What the task requires -
Write out the material again exactly, please, and omit the pictures.
☆ ☆ ☆ ☆ ☆ ☆ ☆
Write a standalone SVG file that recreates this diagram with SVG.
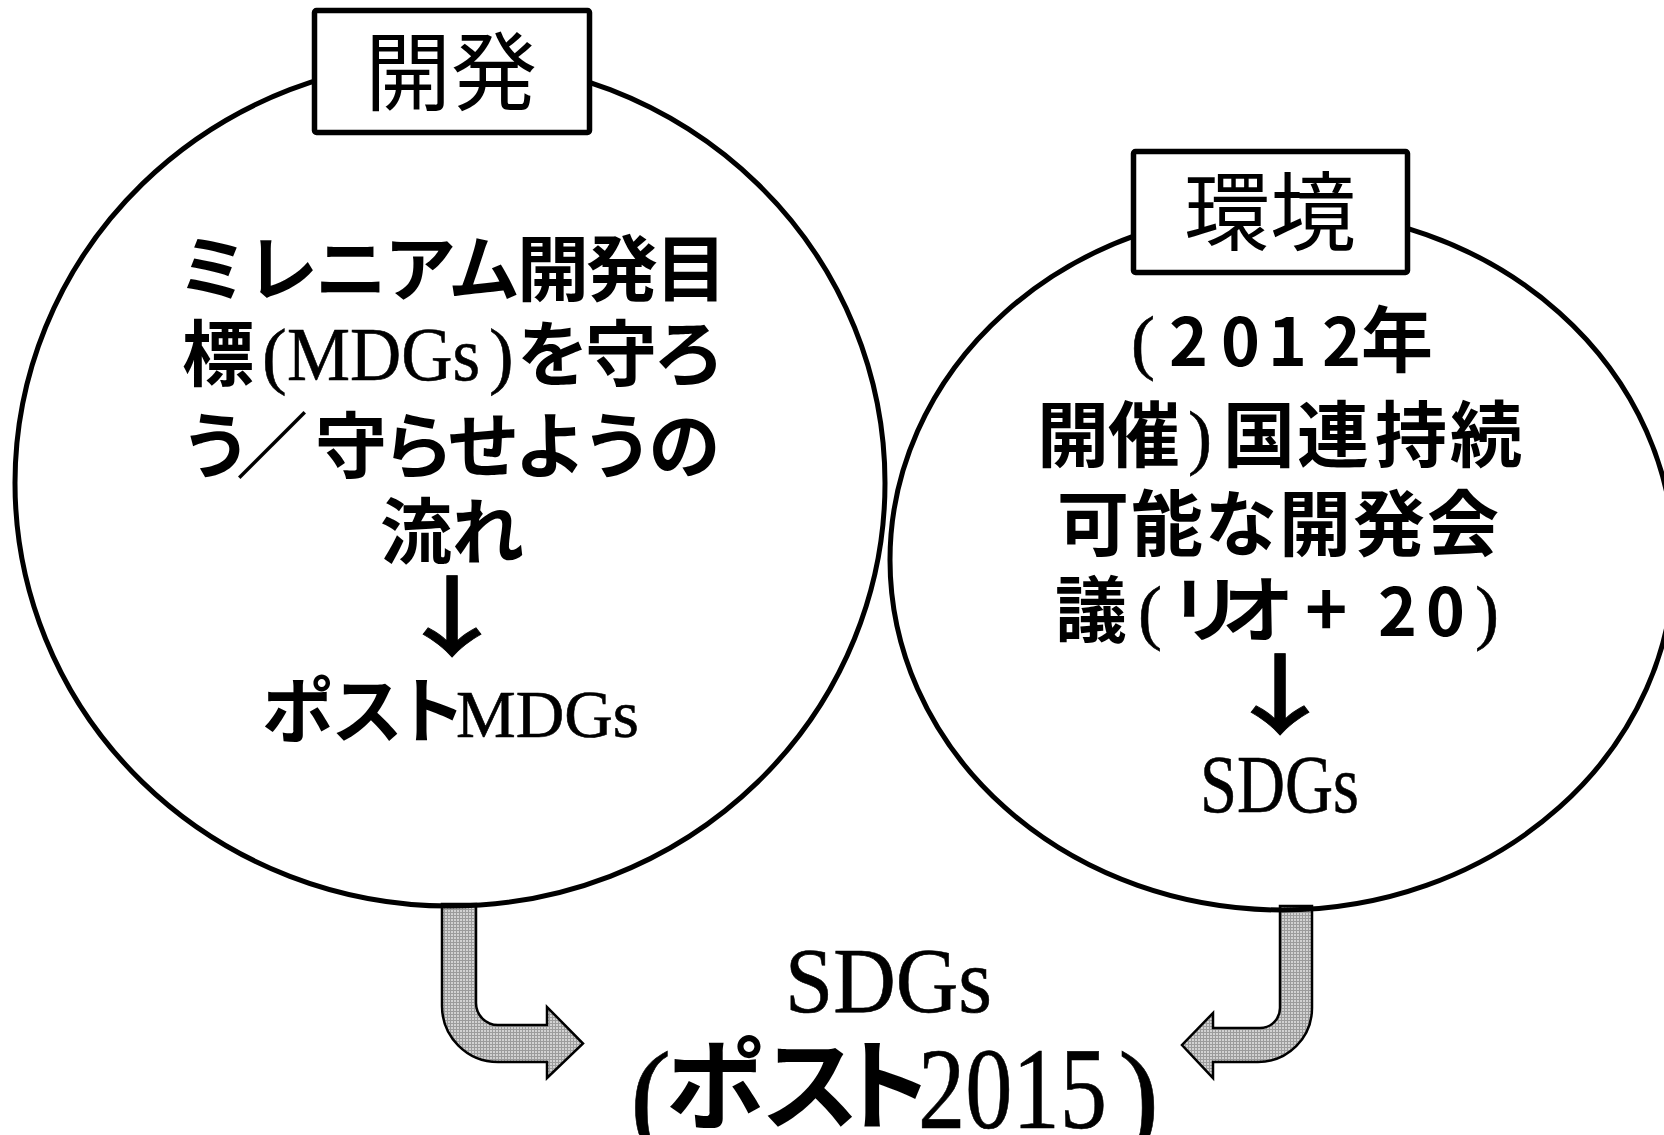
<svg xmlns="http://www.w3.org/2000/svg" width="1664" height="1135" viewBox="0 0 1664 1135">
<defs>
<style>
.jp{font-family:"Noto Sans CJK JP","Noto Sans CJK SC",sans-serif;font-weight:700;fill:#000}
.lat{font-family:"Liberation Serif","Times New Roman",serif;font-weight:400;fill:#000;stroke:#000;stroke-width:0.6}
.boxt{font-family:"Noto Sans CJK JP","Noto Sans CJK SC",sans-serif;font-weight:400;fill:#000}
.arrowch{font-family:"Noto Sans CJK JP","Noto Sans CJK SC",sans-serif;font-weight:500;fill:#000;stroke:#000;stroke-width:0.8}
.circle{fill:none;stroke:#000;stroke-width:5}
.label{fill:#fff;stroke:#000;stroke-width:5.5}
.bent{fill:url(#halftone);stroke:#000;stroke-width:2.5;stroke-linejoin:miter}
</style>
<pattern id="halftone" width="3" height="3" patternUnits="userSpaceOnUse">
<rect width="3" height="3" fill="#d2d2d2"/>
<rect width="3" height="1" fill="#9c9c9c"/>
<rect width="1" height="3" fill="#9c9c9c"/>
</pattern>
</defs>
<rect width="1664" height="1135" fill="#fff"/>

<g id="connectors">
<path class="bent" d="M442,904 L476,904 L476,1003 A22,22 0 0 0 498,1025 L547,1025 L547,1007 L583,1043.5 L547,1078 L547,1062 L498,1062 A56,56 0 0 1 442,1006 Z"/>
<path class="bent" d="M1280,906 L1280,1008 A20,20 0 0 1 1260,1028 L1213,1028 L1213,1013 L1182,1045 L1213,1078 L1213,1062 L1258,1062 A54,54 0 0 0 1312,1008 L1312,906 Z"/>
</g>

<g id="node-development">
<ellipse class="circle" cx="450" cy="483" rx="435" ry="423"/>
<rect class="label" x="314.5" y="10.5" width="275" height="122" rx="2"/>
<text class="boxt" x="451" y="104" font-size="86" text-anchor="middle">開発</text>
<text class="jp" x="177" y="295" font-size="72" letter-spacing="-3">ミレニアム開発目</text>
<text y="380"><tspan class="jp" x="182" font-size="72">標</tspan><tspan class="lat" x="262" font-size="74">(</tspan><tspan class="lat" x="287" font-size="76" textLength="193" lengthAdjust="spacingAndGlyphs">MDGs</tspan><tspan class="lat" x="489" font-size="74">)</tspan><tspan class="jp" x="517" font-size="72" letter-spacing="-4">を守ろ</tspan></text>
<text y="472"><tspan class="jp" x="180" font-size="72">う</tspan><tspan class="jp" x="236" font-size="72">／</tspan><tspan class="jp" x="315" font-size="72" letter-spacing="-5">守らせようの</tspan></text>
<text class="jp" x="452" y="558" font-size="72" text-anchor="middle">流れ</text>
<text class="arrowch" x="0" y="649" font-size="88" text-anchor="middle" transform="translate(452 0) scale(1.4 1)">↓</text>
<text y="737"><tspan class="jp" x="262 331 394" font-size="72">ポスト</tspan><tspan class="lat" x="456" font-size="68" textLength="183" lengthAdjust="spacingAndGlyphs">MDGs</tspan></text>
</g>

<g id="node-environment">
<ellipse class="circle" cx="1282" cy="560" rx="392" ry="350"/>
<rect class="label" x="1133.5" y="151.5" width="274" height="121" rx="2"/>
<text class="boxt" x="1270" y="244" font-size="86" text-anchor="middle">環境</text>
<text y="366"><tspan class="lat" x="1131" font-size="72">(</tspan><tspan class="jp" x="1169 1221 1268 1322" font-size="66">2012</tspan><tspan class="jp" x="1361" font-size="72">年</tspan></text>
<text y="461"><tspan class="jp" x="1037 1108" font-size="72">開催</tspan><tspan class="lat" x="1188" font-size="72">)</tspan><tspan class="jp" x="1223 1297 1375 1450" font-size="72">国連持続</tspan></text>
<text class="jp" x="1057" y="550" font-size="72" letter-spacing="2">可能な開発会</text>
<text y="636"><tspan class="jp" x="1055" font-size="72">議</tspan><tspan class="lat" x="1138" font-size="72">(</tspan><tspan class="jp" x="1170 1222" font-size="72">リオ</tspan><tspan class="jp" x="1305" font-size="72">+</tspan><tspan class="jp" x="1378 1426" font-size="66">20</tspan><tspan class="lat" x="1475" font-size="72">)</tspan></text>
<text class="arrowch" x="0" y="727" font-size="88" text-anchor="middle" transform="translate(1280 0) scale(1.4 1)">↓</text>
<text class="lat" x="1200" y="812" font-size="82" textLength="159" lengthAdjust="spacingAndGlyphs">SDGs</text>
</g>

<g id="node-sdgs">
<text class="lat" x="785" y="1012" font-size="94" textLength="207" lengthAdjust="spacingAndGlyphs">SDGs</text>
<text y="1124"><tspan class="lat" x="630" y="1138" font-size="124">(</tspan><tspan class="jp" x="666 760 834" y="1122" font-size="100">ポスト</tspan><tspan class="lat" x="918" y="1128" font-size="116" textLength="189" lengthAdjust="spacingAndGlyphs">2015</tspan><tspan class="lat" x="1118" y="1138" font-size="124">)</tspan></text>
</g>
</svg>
☆ ☆ ☆ ☆ ☆ ☆ ☆
Expected output -
Write a standalone SVG file that recreates this diagram with SVG.
<svg xmlns="http://www.w3.org/2000/svg" width="1664" height="1135" viewBox="0 0 1664 1135">
<defs>
<style>
.jp{font-family:"Noto Sans CJK JP","Noto Sans CJK SC",sans-serif;font-weight:700;fill:#000}
.lat{font-family:"Liberation Serif","Times New Roman",serif;font-weight:400;fill:#000;stroke:#000;stroke-width:0.6}
.boxt{font-family:"Noto Sans CJK JP","Noto Sans CJK SC",sans-serif;font-weight:400;fill:#000}
.arrowch{font-family:"Noto Sans CJK JP","Noto Sans CJK SC",sans-serif;font-weight:500;fill:#000;stroke:#000;stroke-width:0.8}
.circle{fill:none;stroke:#000;stroke-width:5}
.label{fill:#fff;stroke:#000;stroke-width:5.5}
.bent{fill:url(#halftone);stroke:#000;stroke-width:2.5;stroke-linejoin:miter}
</style>
<pattern id="halftone" width="3" height="3" patternUnits="userSpaceOnUse">
<rect width="3" height="3" fill="#d2d2d2"/>
<rect width="3" height="1" fill="#9c9c9c"/>
<rect width="1" height="3" fill="#9c9c9c"/>
</pattern>
</defs>
<rect width="1664" height="1135" fill="#fff"/>

<g id="connectors">
<path class="bent" d="M442,904 L476,904 L476,1003 A22,22 0 0 0 498,1025 L547,1025 L547,1007 L583,1043.5 L547,1078 L547,1062 L498,1062 A56,56 0 0 1 442,1006 Z"/>
<path class="bent" d="M1280,906 L1280,1008 A20,20 0 0 1 1260,1028 L1213,1028 L1213,1013 L1182,1045 L1213,1078 L1213,1062 L1258,1062 A54,54 0 0 0 1312,1008 L1312,906 Z"/>
</g>

<g id="node-development">
<ellipse class="circle" cx="450" cy="483" rx="435" ry="423"/>
<rect class="label" x="314.5" y="10.5" width="275" height="122" rx="2"/>
<text class="boxt" x="451" y="104" font-size="86" text-anchor="middle">開発</text>
<text class="jp" x="177" y="295" font-size="72" letter-spacing="-3">ミレニアム開発目</text>
<text y="380"><tspan class="jp" x="182" font-size="72">標</tspan><tspan class="lat" x="262" font-size="74">(</tspan><tspan class="lat" x="287" font-size="76" textLength="193" lengthAdjust="spacingAndGlyphs">MDGs</tspan><tspan class="lat" x="489" font-size="74">)</tspan><tspan class="jp" x="517" font-size="72" letter-spacing="-4">を守ろ</tspan></text>
<text y="472"><tspan class="jp" x="180" font-size="72">う</tspan><tspan class="jp" x="236" font-size="72">／</tspan><tspan class="jp" x="315" font-size="72" letter-spacing="-5">守らせようの</tspan></text>
<text class="jp" x="452" y="558" font-size="72" text-anchor="middle">流れ</text>
<text class="arrowch" x="0" y="649" font-size="88" text-anchor="middle" transform="translate(452 0) scale(1.4 1)">↓</text>
<text y="737"><tspan class="jp" x="262 331 394" font-size="72">ポスト</tspan><tspan class="lat" x="456" font-size="68" textLength="183" lengthAdjust="spacingAndGlyphs">MDGs</tspan></text>
</g>

<g id="node-environment">
<ellipse class="circle" cx="1282" cy="560" rx="392" ry="350"/>
<rect class="label" x="1133.5" y="151.5" width="274" height="121" rx="2"/>
<text class="boxt" x="1270" y="244" font-size="86" text-anchor="middle">環境</text>
<text y="366"><tspan class="lat" x="1131" font-size="72">(</tspan><tspan class="jp" x="1169 1221 1268 1322" font-size="66">2012</tspan><tspan class="jp" x="1361" font-size="72">年</tspan></text>
<text y="461"><tspan class="jp" x="1037 1108" font-size="72">開催</tspan><tspan class="lat" x="1188" font-size="72">)</tspan><tspan class="jp" x="1223 1297 1375 1450" font-size="72">国連持続</tspan></text>
<text class="jp" x="1057" y="550" font-size="72" letter-spacing="2">可能な開発会</text>
<text y="636"><tspan class="jp" x="1055" font-size="72">議</tspan><tspan class="lat" x="1138" font-size="72">(</tspan><tspan class="jp" x="1170 1222" font-size="72">リオ</tspan><tspan class="jp" x="1305" font-size="72">+</tspan><tspan class="jp" x="1378 1426" font-size="66">20</tspan><tspan class="lat" x="1475" font-size="72">)</tspan></text>
<text class="arrowch" x="0" y="727" font-size="88" text-anchor="middle" transform="translate(1280 0) scale(1.4 1)">↓</text>
<text class="lat" x="1200" y="812" font-size="82" textLength="159" lengthAdjust="spacingAndGlyphs">SDGs</text>
</g>

<g id="node-sdgs">
<text class="lat" x="785" y="1012" font-size="94" textLength="207" lengthAdjust="spacingAndGlyphs">SDGs</text>
<text y="1124"><tspan class="lat" x="630" y="1138" font-size="124">(</tspan><tspan class="jp" x="666 760 834" y="1122" font-size="100">ポスト</tspan><tspan class="lat" x="918" y="1128" font-size="116" textLength="189" lengthAdjust="spacingAndGlyphs">2015</tspan><tspan class="lat" x="1118" y="1138" font-size="124">)</tspan></text>
</g>
</svg>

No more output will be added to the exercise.